Europeans would do well to look at their own practices first before chiding today’s India. Did you see Indians, for example, referring to a “Christian-majority” Europe when Belgium allowed anonymous seclusion under Church protection to a paedophile Bishop?

Or do Indians snigger about secular identity when the EU considers the “Christian roots of Europe” for its Constitution, or when the French swear in their national anthem to water their fields with the “impure blood” of savages?

No Indian newspaper saw fit to dig up Jacques Chirac’s comments about the “odours” which came from Muslim homes or their hordes of children, after the former French President’s funeral.

In reality, Indians (Hindus, Muslims, Sikhs, Christians, Buddhists, Zoroastrians, Jains, Jews, Bahais, animists, atheists) are impressed how Europe has transformed itself into a post-Christian multinational entity. In that effort, it is notably following in India’s footsteps.

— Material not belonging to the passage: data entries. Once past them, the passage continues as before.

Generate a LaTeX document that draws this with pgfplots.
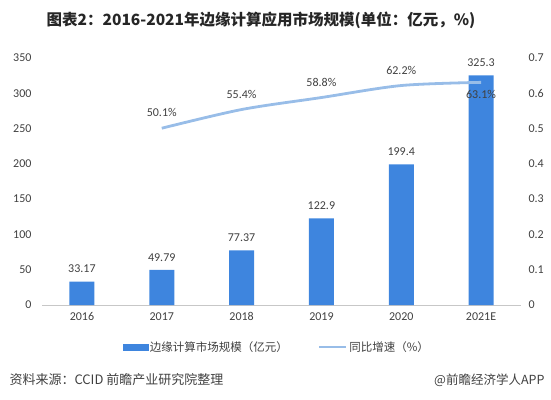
\documentclass[border=0pt]{standalone}
\usepackage{fontspec}
\setmainfont{Carlito}
\newfontfamily\cjk{Noto Sans CJK SC}
\usepackage{pgfplots}
\usepackage{pgfplotstable}
\pgfplotsset{compat=1.18}
\definecolor{barblue}{HTML}{3E85DE}
\definecolor{lineblue}{HTML}{98BDE8}
\definecolor{txt}{HTML}{404040}

\pgfplotstableread{
x v lab
0 33.17 33.17
1 49.79 49.79
2 77.37 77.37
3 122.9 122.9
4 199.4 199.4
5 325.3 325.3
}\bars

\pgfplotstableread{
x y lab
1 0.501 50.1
2 0.554 55.4
3 0.588 58.8
4 0.622 62.2
5 0.631 63.1
}\growth

\begin{document}
\begin{tikzpicture}[x=1pt,y=1pt]
\path[use as bounding box] (0,0) rectangle (551,399);
\node[font=\cjk\bfseries\fontsize{15.5}{18}\selectfont, text=black!85] at (261,379) {图表2：2016-2021年边缘计算应用市场规模(单位：亿元，\%)};

\begin{axis}[
  at={(42pt,94pt)}, anchor=south west, scale only axis,
  width=479pt, height=247pt,
  xmin=-0.5, xmax=5.5, ymin=0, ymax=350,
  xtick={0,1,2,3,4,5}, xticklabels={2016,2017,2018,2019,2020,2021E},
  ytick={0,50,100,150,200,250,300,350},
  axis x line*=bottom, axis y line*=left,
  y axis line style={draw=none},
  x axis line style={draw=black!22, line width=0.8pt},
  major tick length=0pt, tick style={draw=none},
  /pgf/number format/assume math mode=true,
  tick label style={font=\fontsize{12}{14}\selectfont, text=txt},
  yticklabel style={xshift=-7pt},
  xticklabel style={yshift=-4pt},
  clip=false,
]
\addplot[ybar, bar width=25pt, fill=barblue, draw=none,
  nodes near coords, point meta=explicit symbolic,
  every node near coord/.append style={font=\fontsize{12}{14}\selectfont, text=txt, yshift=5pt}]
  table[x=x, y=v, meta=lab]{\bars};
\end{axis}

\begin{axis}[
  at={(42pt,94pt)}, anchor=south west, scale only axis,
  width=479pt, height=247pt,
  xmin=-0.5, xmax=5.5, ymin=0, ymax=0.7,
  ytick={0,0.1,0.2,0.3,0.4,0.5,0.6,0.7},
  axis x line=none, axis y line*=right,
  y axis line style={draw=none},
  major tick length=0pt, tick style={draw=none},
  /pgf/number format/assume math mode=true,
  yticklabel style={font=\fontsize{12}{14}\selectfont, text=txt, xshift=4pt,
    /pgf/number format/.cd, fixed, precision=1},
  clip=false,
  legend style={at={(0.49,-0.17)}, anchor=center, draw=none, fill=none,
    legend columns=2, font=\cjk\fontsize{11.5}{13}\selectfont, text=txt,
    /tikz/every even column/.append style={column sep=28pt},
    legend cell align=left},
]
\addlegendimage{legend image code/.code={\fill[barblue] (0pt,-3.2pt) rectangle (25pt,3.2pt);}}
\addlegendentry{边缘计算市场规模（亿元）}
\addlegendimage{legend image code/.code={\draw[lineblue, line width=2.4pt] (0pt,0pt) -- (27pt,0pt);}}
\addlegendentry{同比增速（\%）}
\addplot[lineblue, line width=2.8pt, smooth, mark=none, forget plot]
  table[x=x, y=y]{\growth};
\addplot[draw=none, mark=none, forget plot, restrict x to domain=1:4,
  nodes near coords={\pgfplotspointmeta\%}, point meta=explicit symbolic,
  every node near coord/.append style={font=\fontsize{12}{14}\selectfont, text=txt, anchor=south, inner sep=0pt, yshift=11pt}]
  table[x=x, y=y, meta=lab]{\growth};
\addplot[draw=none, mark=none, forget plot, restrict x to domain=5:5,
  nodes near coords={\pgfplotspointmeta\%}, point meta=explicit symbolic,
  every node near coord/.append style={font=\fontsize{12}{14}\selectfont, text=txt, anchor=north, inner sep=0pt, yshift=-8pt}]
  table[x=x, y=y, meta=lab]{\growth};
\end{axis}

\node[anchor=west, font=\cjk\fontsize{13}{15}\selectfont, text=txt] at (6,19) {资料来源：CCID 前瞻产业研究院整理};
\node[anchor=east, font=\cjk\fontsize{12.5}{14}\selectfont, text=txt] at (548,19) {@前瞻经济学人APP};
\end{tikzpicture}
\end{document}
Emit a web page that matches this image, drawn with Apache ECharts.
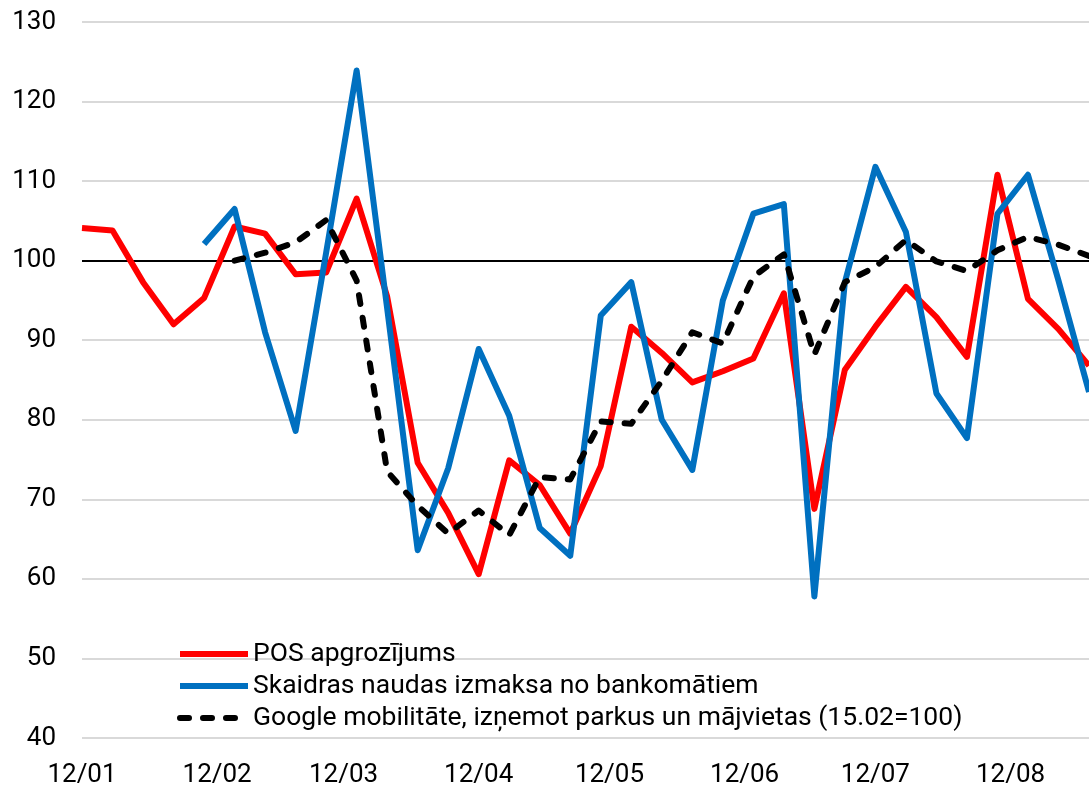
<!DOCTYPE html>
<html>
<head>
<meta charset="utf-8">
<title>POS / bankomāti / Google mobilitāte</title>
<script src="https://cdn.jsdelivr.net/npm/echarts@6/dist/echarts.min.js"></script>
<style>
    html, body {margin: 0; padding: 0; background: #fff;}
    #chart {width: 1089px; height: 791px;}
</style>
</head>
<body>
<div id="chart"></div>
<script>
// nedēļas datumi (svētdienas)
var weeks = ['2020-01-12', '2020-01-19', '2020-01-26', '2020-02-02', '2020-02-09', '2020-02-16', '2020-02-23',
    '2020-03-01', '2020-03-08', '2020-03-15', '2020-03-22', '2020-03-29', '2020-04-05', '2020-04-12',
    '2020-04-19', '2020-04-26', '2020-05-03', '2020-05-10', '2020-05-17', '2020-05-24', '2020-05-31',
    '2020-06-07', '2020-06-14', '2020-06-21', '2020-06-28', '2020-07-05', '2020-07-12', '2020-07-19',
    '2020-07-26', '2020-08-02', '2020-08-09', '2020-08-16', '2020-08-23', '2020-08-30'];
var posData = [104.1, 103.8, 97.3, 92.0, 95.3, 104.3, 103.4, 98.3, 98.5, 107.8, 95.5, 74.6, 68.3, 60.6,
    74.9, 71.8, 65.7, 74.2, 91.7, 88.4, 84.7, 86.1, 87.7, 95.9, 68.8, 86.3, 91.7, 96.7, 92.9, 87.9,
    110.8, 95.2, 91.4, 86.8];
var atmData = [null, null, null, null, 102.1, 106.5, 91.0, 78.6, 101.0, 123.9, 94.0, 63.6, 73.9, 88.9,
    80.5, 66.4, 62.9, 93.1, 97.3, 80.0, 73.7, 95.0, 105.9, 107.1, 57.8, 97.3, 111.8, 103.6, 83.3, 77.7,
    105.9, 110.8, 97.5, 83.5];
var googleData = [null, null, null, null, null, 100.0, 101.0, 102.3, 105.1, 97.5, 73.5, 69.2, 65.7, 68.6,
    65.5, 72.8, 72.5, 79.8, 79.5, 84.9, 91.0, 89.6, 98.0, 100.8, 88.2, 97.3, 99.2, 102.6, 99.9, 98.7,
    101.3, 103.0, 102.0, 100.6];
var names = ['POS apgrozījums', 'Skaidras naudas izmaksa no bankomātiem',
    'Google mobilitāte, izņemot parkus un mājvietas (15.02=100)'];
// ass etiķetes
var labelDates = ['2020-01-12', '2020-02-12', '2020-03-12', '2020-04-12', '2020-05-12', '2020-06-12',
    '2020-07-12', '2020-08-12'];
var yTicks = [40, 50, 60, 70, 80, 90, 100, 110, 120, 130];

var FONT = 'Roboto';
var DAY = 86400000;

function toTime(s) {
    var p = s.split('-');
    return Date.UTC(+p[0], +p[1] - 1, +p[2]);
}
// dienas kopš pirmās nedēļas
var start = toTime(weeks[0]);
function toDay(s) {
    return Math.round((toTime(s) - start) / DAY);
}
function pad(n) {
    return n < 10 ? '0' + n : '' + n;
}
function pairs(vals) {
    return weeks.map(function (w, i) {
        return [toDay(w), vals[i] == null ? '-' : vals[i]];
    });
}

var chart = echarts.init(document.getElementById('chart'), null, {renderer: 'canvas'});
var option = {
    animation: false,
    backgroundColor: '#fff',
    textStyle: {fontFamily: FONT, color: '#000'},
    grid: {left: 82, right: 0, top: 22, bottom: 53},
    legend: {
        orient: 'vertical',
        left: 172,
        top: 634,
        itemWidth: 68,
        itemHeight: 14,
        itemGap: 2,
        data: names,
        itemStyle: {opacity: 0},
        lineStyle: {width: 6},
        textStyle: {fontFamily: FONT, fontSize: 26.5, color: '#000', lineHeight: 30}
    },
    xAxis: {
        type: 'value',
        min: 0,
        max: toDay(weeks[weeks.length - 1]),
        axisLine: {show: false},
        axisTick: {show: false},
        splitLine: {show: false},
        axisLabel: {
            customValues: labelDates.map(toDay),
            margin: 24,
            fontFamily: FONT,
            fontSize: 26,
            color: '#000',
            hideOverlap: false,
            formatter: function (v) {
                var d = new Date(start + v * DAY);
                return pad(d.getUTCDate()) + '/' + pad(d.getUTCMonth() + 1);
            }
        }
    },
    yAxis: {
        type: 'value',
        min: yTicks[0],
        max: yTicks[yTicks.length - 1],
        interval: 10,
        axisLine: {show: false},
        axisTick: {show: false},
        axisLabel: {margin: 26, fontFamily: FONT, fontSize: 26, color: '#000'},
        splitLine: {lineStyle: {color: '#d9d9d9', width: 2}}
    },
    series: [
        {
            name: names[0],
            type: 'line',
            data: pairs(posData),
            showSymbol: false,
            symbol: 'none',
            z: 2,
            color: '#ff0000',
            lineStyle: {color: '#ff0000', width: 6, join: 'round'},
            markLine: {
                silent: true,
                symbol: 'none',
                z: 1,
                label: {show: false},
                lineStyle: {color: '#000', width: 2, type: 'solid'},
                data: [{yAxis: 100}]
            }
        },
        {
            name: names[1],
            type: 'line',
            data: pairs(atmData),
            showSymbol: false,
            symbol: 'none',
            z: 3,
            color: '#0070c0',
            lineStyle: {color: '#0070c0', width: 6, join: 'round'}
        },
        {
            name: names[2],
            type: 'line',
            data: pairs(googleData),
            showSymbol: false,
            symbol: 'none',
            z: 4,
            color: '#000',
            lineStyle: {color: '#000', width: 6, type: [9, 14], cap: 'round', join: 'round'}
        }
    ]
};
chart.setOption(option);
</script>
</body>
</html>
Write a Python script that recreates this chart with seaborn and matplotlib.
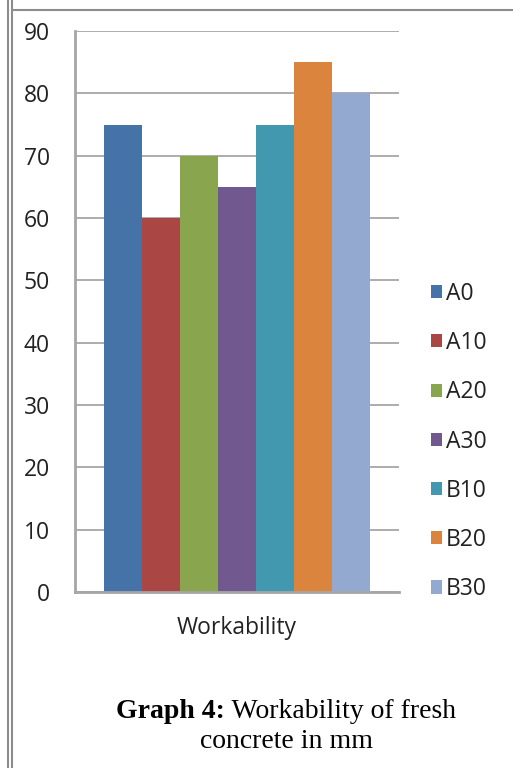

Muslim homeland – a poisoned chalice

Those concerned in Europe and the United States about the plight of Indian Muslims should literally look at themselves in the mirror.

Last I saw, there is a vivid and very contentious debate about Muslims and Islam in many, if not all of these societies.

It appears to me, as an Indian who has lived and worked for four decades in the United States and Europe, that my fellow Europeans and Americans are a bit too self-righteous to pin so much blame onto Modi’s India.

I cannot get rid of the feeling that they are merely – and very self-righteously – seeking to distract attention from their own problems – and preferences.

Takeaways

Modi is not pushing a “Hindu” agenda per se. He is simply consolidating a wholly new Indian one.

As an Indian, it seems to me that my fellow Europeans and Americans are a bit too self-righteous to pin so much blame onto Modi’s India.

Those critical of Modi’s path on India’s new citizenship rules should acknowledge one point: The BJP’s election manifesto explicitly mentioned revising the Citizenship Act.

Modi’s election has put an end to many things – the biggest of which is that Indians no longer look at themselves through Western eyes.

Indians are impressed how Europe has transformed itself into a post-Christian multinational entity. In that effort, it is notably following in India’s footsteps.